Você se atraía por ela e, uma vez dentro, se elevava com ele.
Fundia vários sons por vez e alcançava uma ideia completa.
Não me causa estranheza porque era o que via acontecendo...
nas igrejas, quando pequeno.
É o mesmo tipo de energia que se encontra nas igrejas.
As pessoas entram em transe, esse tipo de coisa.
Era possível através dos sons alcançar a Verdade.
Para mim, essa é a essência da sua pesquisa.
A descoberta, a experimentação e a exploração.
No começo eu estava influenciado por sua música, apenas sua música.

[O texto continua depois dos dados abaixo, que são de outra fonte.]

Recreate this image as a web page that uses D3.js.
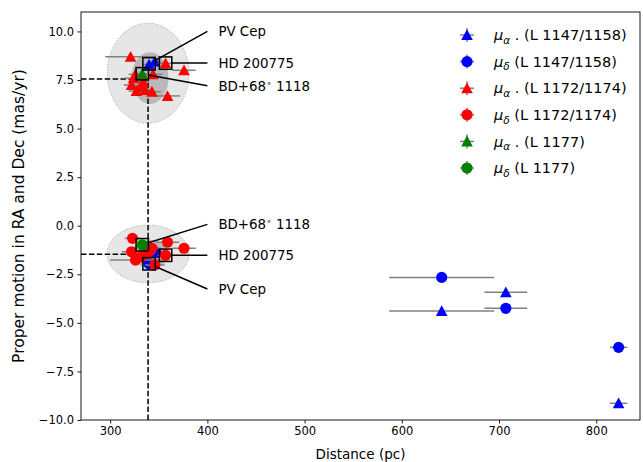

Mas depois vi que era realmente maior.
Era algo incrível. Sempre estava experimentando coisas novas.
Sempre buscava superar-se.
Mas como poderia fazer algo melhor do que já havia feito?
Sentia que o que acabava de fazer, convertia-se em obsoleto.
Ele tinha essa mentalidade.
Em 1966, a intensidade da música de Coltrane havia aumentado.
Seu desejo de um estilo mais livre e um som mais intenso...
originou mudanças radicais na banda de Coltrane.
Agora, Alice Coltrane estava no piano, Rashied Ali na bateria...
e o saxofone de Pharoah Sanders deu um toque distintivo.
Apenas o baixista Jimmy Garrison permaneceu do quarteto original.
Este grupo deu à banda de Coltrane seu período de maior esplendor.
Quando ele se tornou um músico de vanguarda, perdeu seguidores.
Eles não gostavam, não aprovavam, não apreciavam.
Mas já não havia como voltar atrás.
Escutava vários estilos de música diferentes que não podia dizer...
qual era sua preferida ou sua grande fonte de inspiração.
Escutava música hindu, oriental, de templos budistas.
Música japonesa.
O "shakahashi" e outros instrumentos muito bonitos.
Escutava música de tipo espiritual. Música de culto.
Música africana e até música brasileira.
Ele dizia que queria investigar todos os tipos de música do mundo.
Porque sabia que cada uma tinha algo a contribuir.
Que cada uma tinha um atributo em particular, e ele queria conhecer.
Coltrane sonhava em fazer uma turnê para lugares remotos do planeta.
Tocar com músicos locais, especialmente aqueles considerados...
maestros espirituais.
Esse sonho nunca se concretizou.
Mas em uma viagem ao Marrocos, Roscoe Mitchell,
um saxofonista que tocava com Coltrane em sua juventude,
tocou com músicos de uma irmandade religiosa...
e assim conseguiu combinar seu estilo e ideias próprias...
com a música inconfundível e a intensidade espiritual de Coltrane.
Fui seguindo de perto as mudanças de Coltrane no que diz respeito...
a um estilo musical mais livre.
As coisas foram fluindo naturalmente.
Ao longo da carreira de Coltrane foram ocorrendo várias mudanças.
Isso foi muito útil para mim nesses momentos.
John Coltrane morreu em 17 de julho de 1967.
Mas a sua música continua pulsando neste mundo.
Um mundo de sons feitos à medida de John Coltrane.